ふと、愛宕神社のあの有名な出世の階段を駆け上がってみたくなって、ヨガで体を伸ばしたあと、夕方からのそのそと出かけて行った。

もうとっくに日は暮れて、愛宕の杜はしんと暗かった。

急こう配の長い階段には外灯ひとつ点いていない。

この坂をひと息で馬に乗って駆け上がったという昔の武将の姿を思い浮かべながら、ひと息に上る。階段の幅も狭く、おまけに雨で濡れているときて、下手に立ち止まって後ろを振り返る方がよっぽど怖い。単純に階段を上るという行為に集中するひととき。

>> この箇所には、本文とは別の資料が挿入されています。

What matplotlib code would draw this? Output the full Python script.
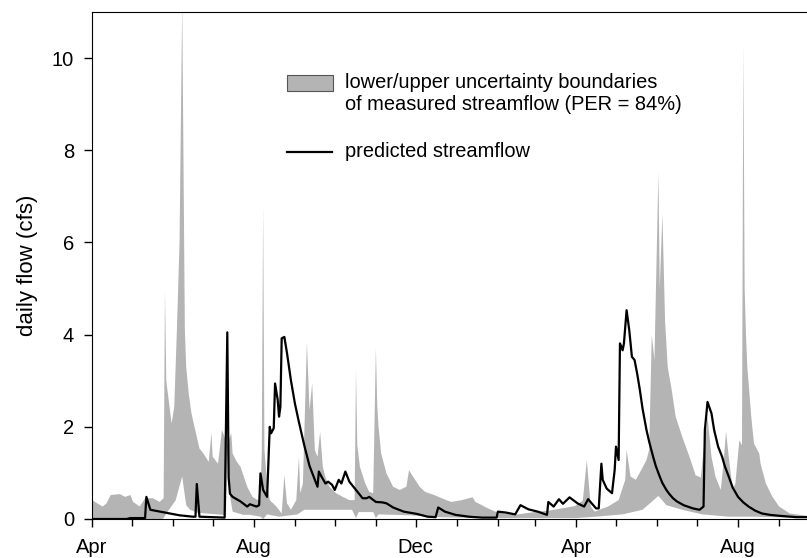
import numpy as np
import matplotlib
matplotlib.use('Agg')
import matplotlib.pyplot as plt
import matplotlib.dates as mdates
from matplotlib.patches import Rectangle
from matplotlib.lines import Line2D

plt.rcParams['font.family'] = ['Liberation Sans', 'DejaVu Sans']

START = np.datetime64('2005-04-01')

# predicted streamflow (days after start, cfs)
pred_day = [0, 26, 29, 40, 41, 44, 57, 66, 76, 78, 79, 81, 100, 102, 103, 104, 106, 112, 117,
            119, 124, 126, 127, 129, 132, 134, 135, 137, 138, 140, 141, 142, 143, 145, 147,
            150, 153, 156, 160, 164, 168, 170, 171, 173, 176, 178, 181, 183, 186, 188, 191,
            194, 199, 204, 207, 209, 214, 219, 222, 227, 235, 245, 253, 259, 261, 266, 274,
            284, 294, 305, 306, 312, 319, 323, 329, 336, 343, 344, 348, 352, 355, 360, 366,
            371, 374, 380, 382, 384, 385, 388, 392, 394, 395, 397, 398, 400, 401, 403, 405,
            407, 409, 411, 413, 415, 418, 420, 423, 425, 428, 430, 433, 435, 438, 441, 446,
            453, 458, 461, 462, 464, 467, 469, 472, 475, 477, 480, 483, 487, 491, 495, 500,
            505, 511, 518, 531, 539]
pred_flow = [0.0, 0.0, 0.02, 0.02, 0.48, 0.2, 0.13, 0.08, 0.05, 0.05, 0.76, 0.05, 0.03, 4.05,
             0.9, 0.55, 0.48, 0.38, 0.27, 0.32, 0.27, 0.3, 0.99, 0.63, 0.48, 2.0, 1.86, 1.97,
             2.94, 2.58, 2.22, 2.43, 3.92, 3.95, 3.6, 3.0, 2.5, 2.1, 1.6, 1.15, 0.85, 0.7,
             1.03, 0.92, 0.77, 0.81, 0.74, 0.63, 0.85, 0.77, 1.03, 0.81, 0.63, 0.45, 0.45,
             0.48, 0.37, 0.36, 0.34, 0.25, 0.16, 0.11, 0.05, 0.04, 0.25, 0.16, 0.09, 0.05,
             0.03, 0.03, 0.16, 0.14, 0.1, 0.3, 0.21, 0.16, 0.09, 0.37, 0.27, 0.43, 0.33, 0.47,
             0.34, 0.27, 0.43, 0.23, 0.23, 1.2, 0.85, 0.66, 0.56, 1.06, 1.57, 1.28, 3.81, 3.66,
             3.81, 4.53, 4.1, 3.52, 3.45, 3.15, 2.8, 2.4, 1.93, 1.68, 1.35, 1.15, 0.92, 0.78,
             0.63, 0.55, 0.45, 0.38, 0.3, 0.23, 0.2, 0.27, 1.93, 2.54, 2.29, 1.93, 1.57, 1.35,
             1.15, 0.92, 0.68, 0.48, 0.36, 0.27, 0.18, 0.12, 0.09, 0.07, 0.04, 0.04]

# upper uncertainty boundary of measured streamflow
up_day = [0, 8, 11, 14, 21, 25, 29, 31, 36, 40, 46, 51, 54, 55, 56, 60, 62, 64, 66, 68, 70,
          71, 73, 75, 79, 81, 84, 88, 90, 91, 95, 98, 100, 102, 105, 106, 109, 112, 117, 121,
          125, 127, 128, 129, 130, 132, 134, 139, 143, 145, 147, 150, 154, 156, 157, 159, 162,
          164, 166, 168, 170, 172, 174, 176, 179, 184, 189, 194, 198, 199, 200, 202, 206, 209,
          212, 214, 215, 216, 218, 222, 227, 232, 237, 239, 242, 247, 251, 258, 267, 271, 279,
          284, 287, 289, 294, 297, 304, 311, 319, 326, 336, 344, 354, 364, 370, 373, 376, 379,
          389, 397, 402, 403, 406, 410, 414, 418, 420, 422, 424, 427, 428, 430, 432, 434, 437,
          440, 445, 451, 455, 459, 461, 463, 464, 467, 470, 474, 476, 478, 480, 483, 485, 488,
          490, 491, 492, 493, 494, 497, 499, 503, 504, 508, 513, 518, 526, 539]
up_flow = [0.41, 0.27, 0.34, 0.52, 0.54, 0.48, 0.52, 0.37, 0.27, 0.45, 0.45, 0.37, 0.45, 4.96,
           3.0, 2.07, 2.43, 4.1, 6.0, 11.2, 4.1, 3.3, 2.7, 2.29, 1.78, 1.53, 1.42, 1.24, 1.86,
           1.35, 1.2, 1.93, 1.78, 1.6, 1.86, 1.42, 1.25, 1.13, 0.7, 0.48, 0.41, 0.41, 1.5,
           6.77, 1.5, 0.77, 0.41, 0.27, 0.12, 0.95, 0.34, 0.2, 0.41, 1.35, 0.56, 0.77, 3.84,
           2.36, 2.94, 1.5, 1.35, 1.89, 1.13, 0.9, 0.7, 0.56, 0.48, 0.41, 0.41, 3.23, 1.6,
           1.13, 0.77, 0.59, 0.56, 3.7, 2.5, 2.0, 1.42, 0.99, 0.7, 0.63, 0.7, 1.06, 0.92, 0.7,
           0.59, 0.52, 0.41, 0.37, 0.41, 0.45, 0.47, 0.37, 0.3, 0.25, 0.16, 0.12, 0.09, 0.12,
           0.16, 0.18, 0.23, 0.28, 0.4, 1.28, 0.27, 0.16, 0.27, 0.41, 0.85, 1.5, 0.92, 0.85,
           1.06, 1.28, 1.5, 3.99, 3.45, 7.53, 5.0, 6.62, 4.3, 3.3, 2.8, 2.22, 1.78, 1.3, 0.95,
           0.9, 1.5, 1.93, 2.22, 1.35, 0.92, 0.63, 1.2, 1.89, 1.35, 0.63, 0.77, 1.71, 1.6,
           10.3, 5.0, 4.0, 3.3, 2.22, 1.64, 1.42, 1.2, 0.77, 0.48, 0.27, 0.12, 0.07]

# lower uncertainty boundary of measured streamflow
lo_day = [0, 53, 54, 56, 63, 68, 71, 74, 79, 86, 99, 101, 102, 104, 106, 114, 119, 127, 129,
          132, 141, 155, 160, 196, 199, 201, 212, 214, 216, 240, 260, 300, 365, 380, 400, 415,
          427, 433, 445, 460, 480, 500, 539]
lo_flow = [0.0, 0.0, 0.02, 0.12, 0.4, 0.92, 0.3, 0.2, 0.14, 0.12, 0.09, 0.1, 1.42, 0.5, 0.16,
           0.09, 0.09, 0.05, 0.0, 0.1, 0.05, 0.1, 0.2, 0.2, 0.02, 0.15, 0.15, 0.02, 0.1, 0.08,
           0.04, 0.02, 0.02, 0.05, 0.1, 0.2, 0.5, 0.3, 0.2, 0.1, 0.05, 0.05, 0.02]

pred_t = START + np.array(pred_day).astype('timedelta64[D]')
up_t = START + np.array(up_day).astype('timedelta64[D]')
lo_t = START + np.array(lo_day).astype('timedelta64[D]')

band_gray = '#b4b4b4'

fig = plt.figure(figsize=(8.07, 5.58), dpi=100)
ax = fig.add_axes([92 / 807, 1 - 519 / 558, 715 / 807, 507 / 558])

poly_t = np.concatenate([up_t, lo_t[::-1]])
poly_q = np.concatenate([np.array(up_flow), np.array(lo_flow)[::-1]])
ax.fill(poly_t, poly_q, color=band_gray, lw=0, zorder=1)
ax.plot(pred_t, pred_flow, color='black', lw=1.6, zorder=3)

ax.set_xlim(START, START + np.timedelta64(539, 'D'))
ax.set_ylim(0, 11)
ax.set_yticks([0, 2, 4, 6, 8, 10])
ax.xaxis.set_major_locator(mdates.MonthLocator(bymonth=[4, 8, 12]))
ax.xaxis.set_minor_locator(mdates.MonthLocator())
ax.xaxis.set_major_formatter(mdates.DateFormatter('%b'))
ax.tick_params(axis='both', which='major', direction='out', length=6, width=1,
               labelsize=14.5)
ax.tick_params(axis='x', which='major', pad=8)
ax.tick_params(axis='y', which='major', pad=7)
ax.tick_params(axis='x', which='minor', direction='out', length=5, width=1)
ax.spines['right'].set_visible(False)
ax.set_ylabel('daily flow (cfs)', fontsize=16, labelpad=10)

# legend drawn by hand so the patch lines up with the first text line
ax.add_patch(Rectangle((0.2723, 0.8448), 0.0652, 0.0303, transform=ax.transAxes,
                       facecolor=band_gray, edgecolor='#555555', lw=0.8, zorder=5))
ax.text(0.3538, 0.860, 'lower/upper uncertainty boundaries', transform=ax.transAxes,
        fontsize=14.4, va='center', ha='left')
ax.text(0.3538, 0.8166, 'of measured streamflow (PER = 84%)', transform=ax.transAxes,
        fontsize=14.4, va='center', ha='left')
ax.add_line(Line2D([0.2723, 0.3352], [0.7239, 0.7239], transform=ax.transAxes,
                   color='black', lw=1.6, zorder=5))
ax.text(0.3538, 0.7239, 'predicted streamflow', transform=ax.transAxes,
        fontsize=14.4, va='center', ha='left')

fig.savefig('out.png', dpi=100)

それだけでもずいぶん気分がスッとする。

神社やお寺でお参りをするとき、色々な作法があるとも聞くけれど、あまりはっきりと言葉で願い事をしたり祈りを捧げることはなく、感謝のような決意表明のような祈りのような、形のない念のようなものをひと息に込めてエイッと送っておしまい。不躾ですみません、と思いながらも、どこでもずっとこのスタイルでお参りをしている。

無精なので、御朱印帳も持っていない。

ふと思い立ったとき、あるいは偶然通りかかったりしたときに、いつでもお参りできるくらいの感じで丁度いいようである。